§ WORK TO COMPLETE
Quote each line of the material verbatim, without the pictures.

§ INFORMATION SHOWN

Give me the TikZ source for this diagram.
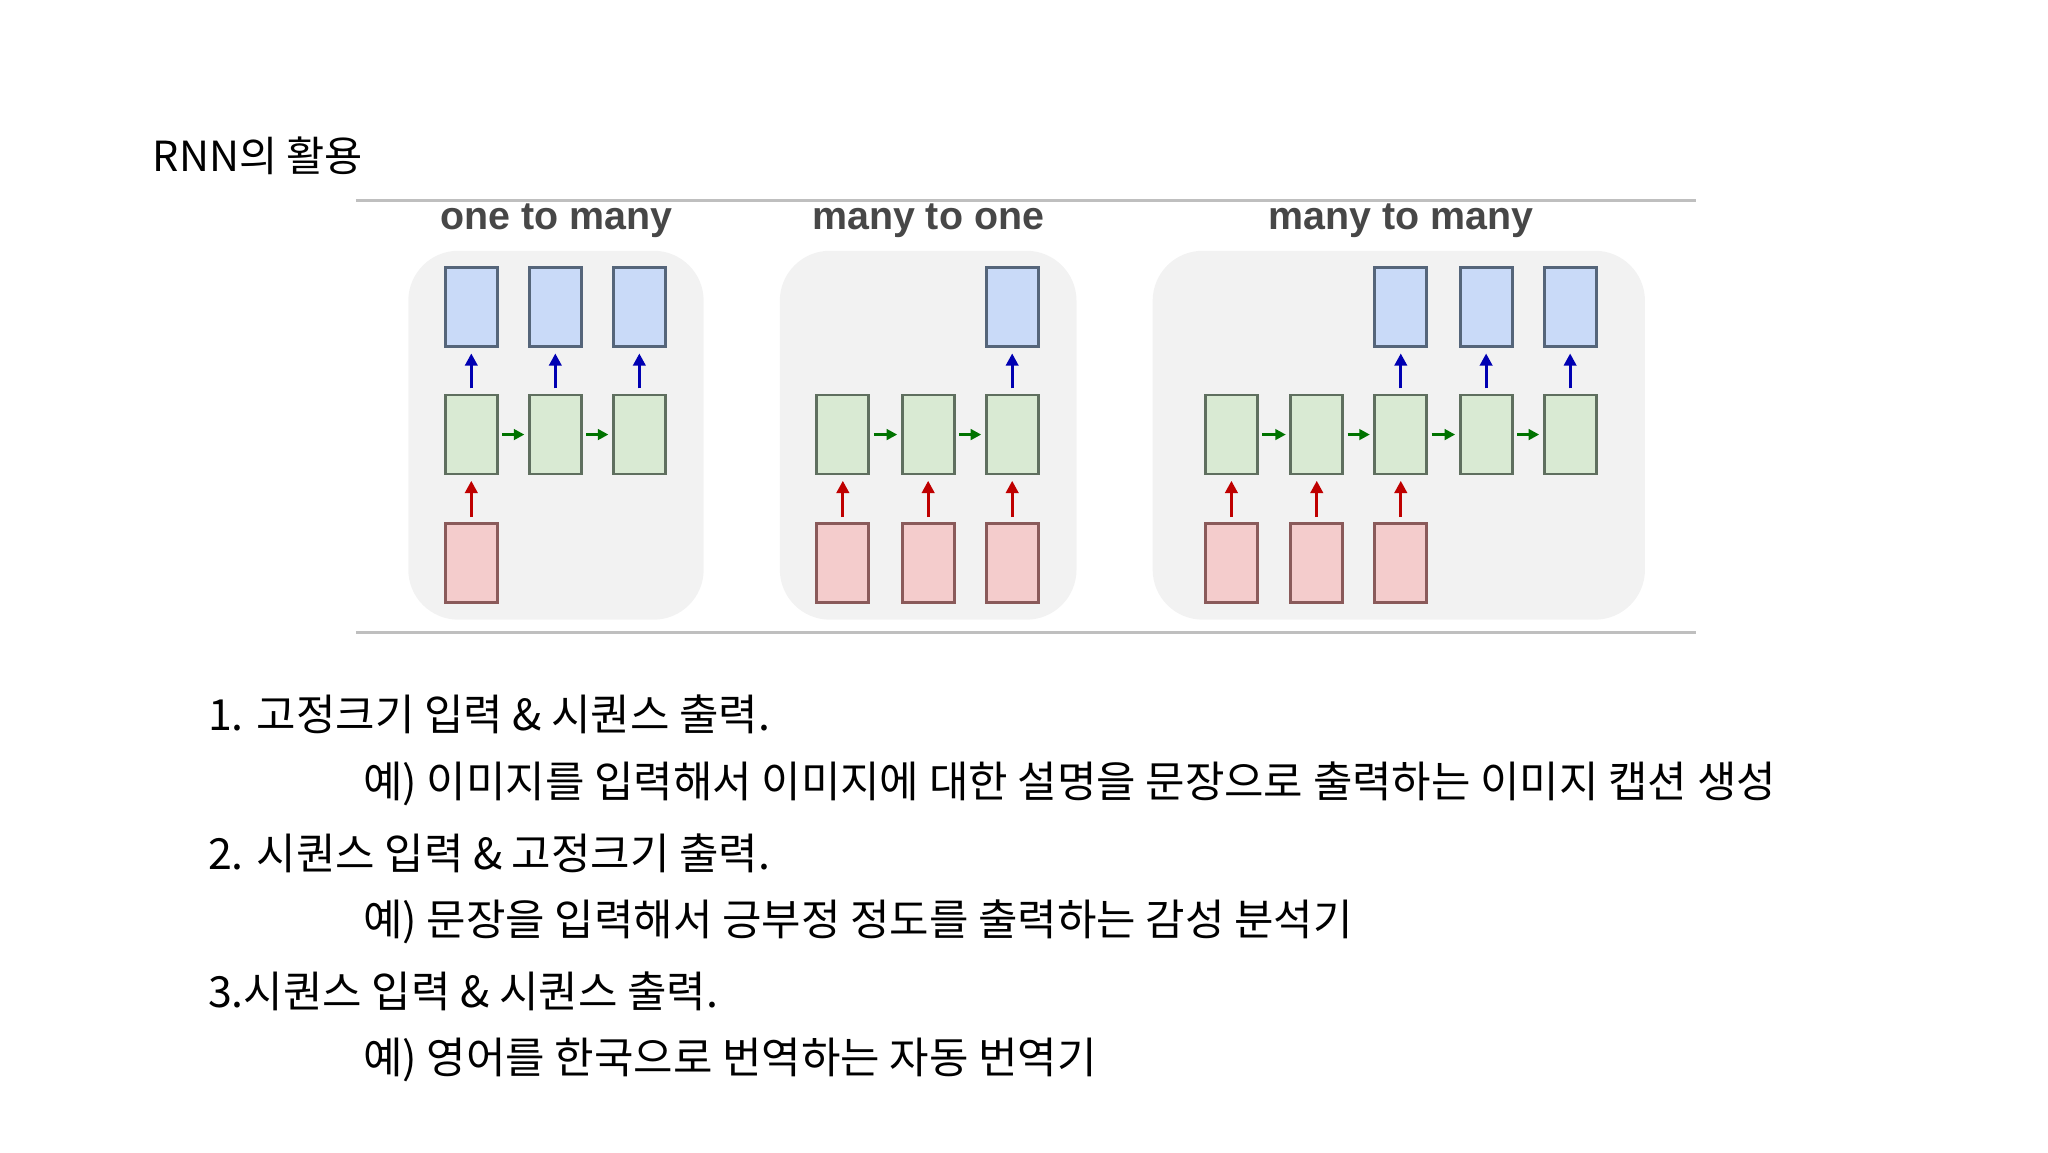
\documentclass[tikz,border=0pt]{standalone}
\usepackage{fontspec}
\setmainfont{Noto Sans CJK KR}
\newfontfamily\hdfont{Liberation Sans}
\usetikzlibrary{arrows.meta}
\definecolor{bfill}{HTML}{C9DAF8}\definecolor{bdraw}{HTML}{55657A}
\definecolor{gfill}{HTML}{D9EAD3}\definecolor{gdraw}{HTML}{5F6F5F}
\definecolor{rfill}{HTML}{F4CCCC}\definecolor{rdraw}{HTML}{8A5A5A}
\definecolor{panel}{HTML}{F2F2F2}
\tikzset{
 cell/.style={draw, line width=0.8pt, minimum width=0.52cm, minimum height=0.79cm, inner sep=0},
 outb/.style={cell, fill=bfill, draw=bdraw},
 hidb/.style={cell, fill=gfill, draw=gdraw},
 inb/.style={cell, fill=rfill, draw=rdraw},
 uparr/.style={-{Triangle[length=3.5pt,width=3.5pt]}, line width=0.9pt, shorten <=1.5pt, shorten >=1.5pt},
 rarr/.style={-{Triangle[length=3pt,width=3pt]}, line width=0.8pt, draw=green!45!black, shorten <=1pt, shorten >=1pt},
 pan/.style={fill=panel, rounded corners=0.5cm, draw=none},
 hd/.style={font=\hdfont\bfseries\fontsize{11.2}{12}\selectfont, text=black!72},
 txt/.style={anchor=west, font=\fontsize{12.2}{14}\selectfont, inner sep=0},
}
\begin{document}
\begin{tikzpicture}[x=0.013128cm,y=-0.013128cm]
\useasboundingbox (0,0) rectangle (1560,877.5);
\node[anchor=west, inner sep=0, font=\fontsize{11.8}{13}\selectfont] (title) at (116,119) {RNN의 활용};
\draw[black!25, line width=0.8pt] (271,153) -- (1292,153);
\draw[black!25, line width=0.8pt] (271,482) -- (1292,482);
\fill[pan] (311,191) rectangle (536,472);
\fill[pan] (594,191) rectangle (820,472);
\fill[pan] (878,191) rectangle (1253,472);
\node[hd] (h1) at (424,168) {one to many};
\node[hd] (h2) at (707,168) {many to one};
\node[hd] (h3) at (1067,168) {many to many};
% panel 1
\foreach \i/\x in {1/359,2/423,3/487}{
 \node[hidb] (a\i) at (\x,331) {};
 \node[outb] (ao\i) at (\x,234) {};
 \draw[uparr, blue!70!black] (a\i) -- (ao\i);
}
\node[inb] (ai1) at (359,429) {};
\draw[uparr, red!75!black] (ai1) -- (a1);
\draw[rarr] (a1) -- (a2); \draw[rarr] (a2) -- (a3);
% panel 2
\foreach \i/\x in {1/642,2/707,3/771}{
 \node[hidb] (b\i) at (\x,331) {};
 \node[inb] (bi\i) at (\x,429) {};
 \draw[uparr, red!75!black] (bi\i) -- (b\i);
}
\node[outb] (bo3) at (771,234) {};
\draw[uparr, blue!70!black] (b3) -- (bo3);
\draw[rarr] (b1) -- (b2); \draw[rarr] (b2) -- (b3);
% panel 3
\foreach \i/\x in {1/938,2/1003,3/1067,4/1132,5/1196}{
 \node[hidb] (c\i) at (\x,331) {};
}
\foreach \i/\x in {1/938,2/1003,3/1067}{
 \node[inb] (ci\i) at (\x,429) {};
 \draw[uparr, red!75!black] (ci\i) -- (c\i);
}
\foreach \i/\x in {3/1067,4/1132,5/1196}{
 \node[outb] (co\i) at (\x,234) {};
 \draw[uparr, blue!70!black] (c\i) -- (co\i);
}
\draw[rarr] (c1) -- (c2); \draw[rarr] (c2) -- (c3); \draw[rarr] (c3) -- (c4); \draw[rarr] (c4) -- (c5);
% text
\node[txt] (t1) at (158,544) {1. 고정크기 입력 \& 시퀀스 출력.};
\node[txt] (t2) at (276,597) {예) 이미지를 입력해서 이미지에 대한 설명을 문장으로 출력하는 이미지 캡션 생성};
\node[txt] (t3) at (158,650) {2. 시퀀스 입력 \& 고정크기 출력.};
\node[txt] (t4) at (276,702) {예) 문장을 입력해서 긍부정 정도를 출력하는 감성 분석기};
\node[txt] (t5) at (158,755) {3.시퀀스 입력 \& 시퀀스 출력.};
\node[txt] (t6) at (276,807) {예) 영어를 한국으로 번역하는 자동 번역기};
\end{tikzpicture}
\end{document}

§ ANSWER TO THE TASK
Give me the TikZ source for this diagram.
\documentclass[tikz,border=0pt]{standalone}
\usepackage{fontspec}
\setmainfont{Noto Sans CJK KR}
\newfontfamily\hdfont{Liberation Sans}
\usetikzlibrary{arrows.meta}
\definecolor{bfill}{HTML}{C9DAF8}\definecolor{bdraw}{HTML}{55657A}
\definecolor{gfill}{HTML}{D9EAD3}\definecolor{gdraw}{HTML}{5F6F5F}
\definecolor{rfill}{HTML}{F4CCCC}\definecolor{rdraw}{HTML}{8A5A5A}
\definecolor{panel}{HTML}{F2F2F2}
\tikzset{
 cell/.style={draw, line width=0.8pt, minimum width=0.52cm, minimum height=0.79cm, inner sep=0},
 outb/.style={cell, fill=bfill, draw=bdraw},
 hidb/.style={cell, fill=gfill, draw=gdraw},
 inb/.style={cell, fill=rfill, draw=rdraw},
 uparr/.style={-{Triangle[length=3.5pt,width=3.5pt]}, line width=0.9pt, shorten <=1.5pt, shorten >=1.5pt},
 rarr/.style={-{Triangle[length=3pt,width=3pt]}, line width=0.8pt, draw=green!45!black, shorten <=1pt, shorten >=1pt},
 pan/.style={fill=panel, rounded corners=0.5cm, draw=none},
 hd/.style={font=\hdfont\bfseries\fontsize{11.2}{12}\selectfont, text=black!72},
 txt/.style={anchor=west, font=\fontsize{12.2}{14}\selectfont, inner sep=0},
}
\begin{document}
\begin{tikzpicture}[x=0.013128cm,y=-0.013128cm]
\useasboundingbox (0,0) rectangle (1560,877.5);
\node[anchor=west, inner sep=0, font=\fontsize{11.8}{13}\selectfont] (title) at (116,119) {RNN의 활용};
\draw[black!25, line width=0.8pt] (271,153) -- (1292,153);
\draw[black!25, line width=0.8pt] (271,482) -- (1292,482);
\fill[pan] (311,191) rectangle (536,472);
\fill[pan] (594,191) rectangle (820,472);
\fill[pan] (878,191) rectangle (1253,472);
\node[hd] (h1) at (424,168) {one to many};
\node[hd] (h2) at (707,168) {many to one};
\node[hd] (h3) at (1067,168) {many to many};
% panel 1
\foreach \i/\x in {1/359,2/423,3/487}{
 \node[hidb] (a\i) at (\x,331) {};
 \node[outb] (ao\i) at (\x,234) {};
 \draw[uparr, blue!70!black] (a\i) -- (ao\i);
}
\node[inb] (ai1) at (359,429) {};
\draw[uparr, red!75!black] (ai1) -- (a1);
\draw[rarr] (a1) -- (a2); \draw[rarr] (a2) -- (a3);
% panel 2
\foreach \i/\x in {1/642,2/707,3/771}{
 \node[hidb] (b\i) at (\x,331) {};
 \node[inb] (bi\i) at (\x,429) {};
 \draw[uparr, red!75!black] (bi\i) -- (b\i);
}
\node[outb] (bo3) at (771,234) {};
\draw[uparr, blue!70!black] (b3) -- (bo3);
\draw[rarr] (b1) -- (b2); \draw[rarr] (b2) -- (b3);
% panel 3
\foreach \i/\x in {1/938,2/1003,3/1067,4/1132,5/1196}{
 \node[hidb] (c\i) at (\x,331) {};
}
\foreach \i/\x in {1/938,2/1003,3/1067}{
 \node[inb] (ci\i) at (\x,429) {};
 \draw[uparr, red!75!black] (ci\i) -- (c\i);
}
\foreach \i/\x in {3/1067,4/1132,5/1196}{
 \node[outb] (co\i) at (\x,234) {};
 \draw[uparr, blue!70!black] (c\i) -- (co\i);
}
\draw[rarr] (c1) -- (c2); \draw[rarr] (c2) -- (c3); \draw[rarr] (c3) -- (c4); \draw[rarr] (c4) -- (c5);
% text
\node[txt] (t1) at (158,544) {1. 고정크기 입력 \& 시퀀스 출력.};
\node[txt] (t2) at (276,597) {예) 이미지를 입력해서 이미지에 대한 설명을 문장으로 출력하는 이미지 캡션 생성};
\node[txt] (t3) at (158,650) {2. 시퀀스 입력 \& 고정크기 출력.};
\node[txt] (t4) at (276,702) {예) 문장을 입력해서 긍부정 정도를 출력하는 감성 분석기};
\node[txt] (t5) at (158,755) {3.시퀀스 입력 \& 시퀀스 출력.};
\node[txt] (t6) at (276,807) {예) 영어를 한국으로 번역하는 자동 번역기};
\end{tikzpicture}
\end{document}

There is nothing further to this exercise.